Bring In The Ships + Meg Duty

Bring In The Ships

In the last month there have been some great conversations happening around the question: “How do we fix the lack of equal representation in leadership within our industries?”  

Meg Duty, a friend and colleague, mentioned that we need to “bring in the ships”. It was so spot on that I’ve asked her to join me to discuss these three all important ships as we lean into this important conversation and start to bring meaningful impact. 

Meg, what were the three ships that you recommended?

Meg: Mentorship, allyship, and sponsorship.  I especially love the ship analogy because sailing ships make me think of forward momentum and navigation, which is exactly what these “ships” do!

These are amazing, and I want us to dive into each one of these.  I also really like the order of these ships because I believe they build on one another.

  1. Mentorship – it’s defined as the guidance provided by a mentor, especially an experienced person in a company or educational institution.  Mentorship flows throughout the GSD Factor life, but it’s especially important within the attribute of being influential,  where we talk about leading by example, looking towards the future and mentoring the next generation, so they can stand on our shoulders.  I think some people may think that mentorship is just telling people what to do or how to do it, but I like to think of mentorship as the seed planting.  It’s that chance to share from experience, perhaps what to do and what not to do, but then, to let that mentee do whatever it is on their own.  As mentors, we should just be supportive when they are ready.  Leaders that are mentors understand the weight and importance of not just leading but empowering the next generation of leaders to take over from them. One misconception that I see and hear a lot with mentorship is that it’s a one-way street of learning from mentor to mentee, but I actually think it’s more of a two-way street than many realize.  Iron sharpens iron. We learn from each other. We watch each other. We glean from each other’s lives.

Meg: Just like you pointed out Misha, I think true mentorship goes beyond sharing what to do and what not to do.  Although dos and don’ts can be extremely helpful information, the most amount of good comes from a mentorship experience that includes sharing these experiences AND instilling confidence, encouraging self-trust, and clearing the path/creating space for individual growth.  I can help plant the seed, but I can’t grow for the plant.  Instead,  I clear the weeds and provide the sunlight and water the plant needs to grow on its own.

Love this analogy, Meg.  It’s such a great visual picture that can be remembered throughout this mentorship journey.  

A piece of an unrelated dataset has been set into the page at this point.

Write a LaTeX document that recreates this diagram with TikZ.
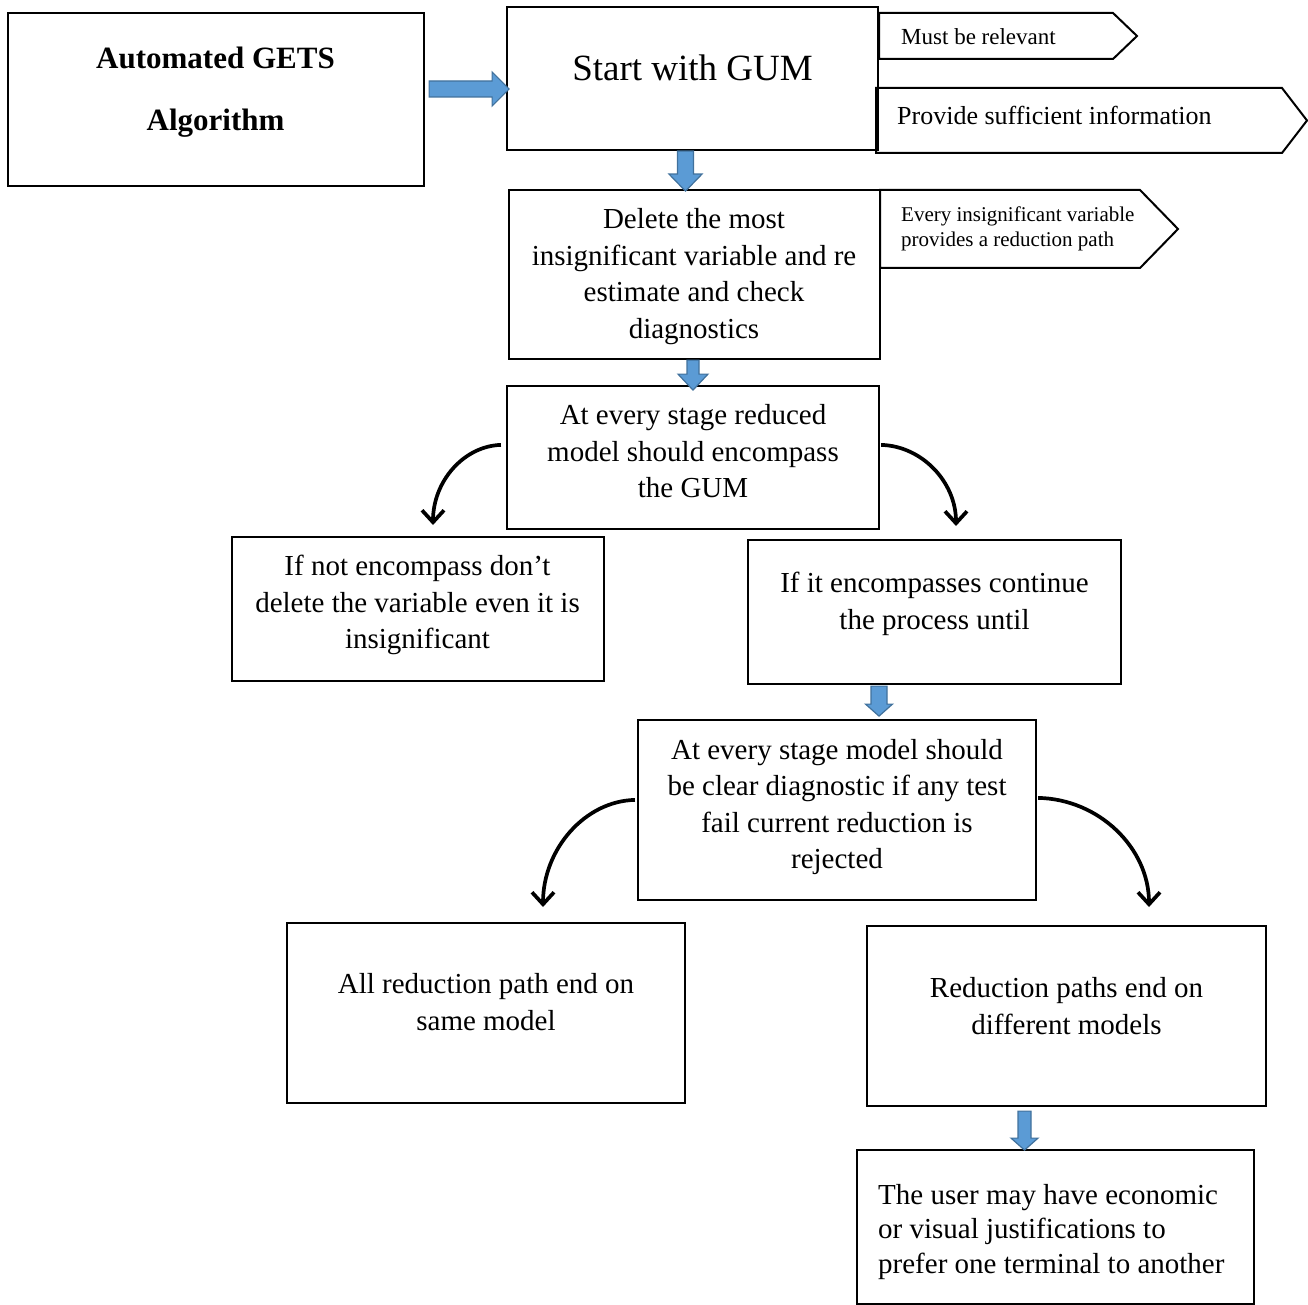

  1. Allyship – it’s defined as the active support for the rights of a minority or marginalized group without being a member of it. When I think of allyship, I also think about empathy and compassion.   They all go hand in hand.  Leaders that walk with authentic conviction and actively listen naturally have a tendency for empathy and compassion; however, not all leaders want to take that additional step to allyship.  I think our teams and employees want and expect allyship to be part of this in our current climate.  The other thing that’s important in this DEIB forward time in the corporate world is to be open to learning, looking for those opportunities to amplify voices in need.  In our GSD Factor life, we talk about our voice being our strongest weapon, and using our voices is one of those immediate active supports that can be provided when pursuing allyship.  

Meg: I think one of the best things I can do to be an ally is to be unapologetically, authentically myself.  A huge commonality of the human experience is that we are all different (in different ways).  When I am open about myself and respectfully curious about others, it makes space for others to do the same and creates opportunities for better understanding in a very organic way.

Beautifully stated Meg.  There truly is a seat at the table for everyone!  

  1. Sponsorship – it’s defined as a range of individuals or entities that support the goals and objectives of some other individual or organization.  Sponsorship can manifest in a wide variety of ways, whether it’s emotional, mental, physical or resource support.  I see a lot of ties and synergies between sponsorship and mentorship. Just as mentorship is a two- way street, so is sponsorship.  There is encouragement and support flowing both ways.  Those that sponsor are equally full from giving and feeling that they are making a difference.  Sometimes the greatest gift is to give rather than to receive.  Sponsorship can look as light or in depth as you can or want it to look.  Just know that with sponsorship, mentorship and allyship will be close companions should you choose to embrace them.  

Meg:  Two-way street couldn’t describe it better!  We are, and we have sponsors, allies and mentors in many ways everyday.  The three “ships” are inextricably intertwined with the way we make an impact in the world.  In every instance I can think of – good or challenging – where I shared my experiences, understood and amplified others, or supported another’s goal, I gained so much more than I gave away.  

Meg, thank you for your insights and perspectives on this.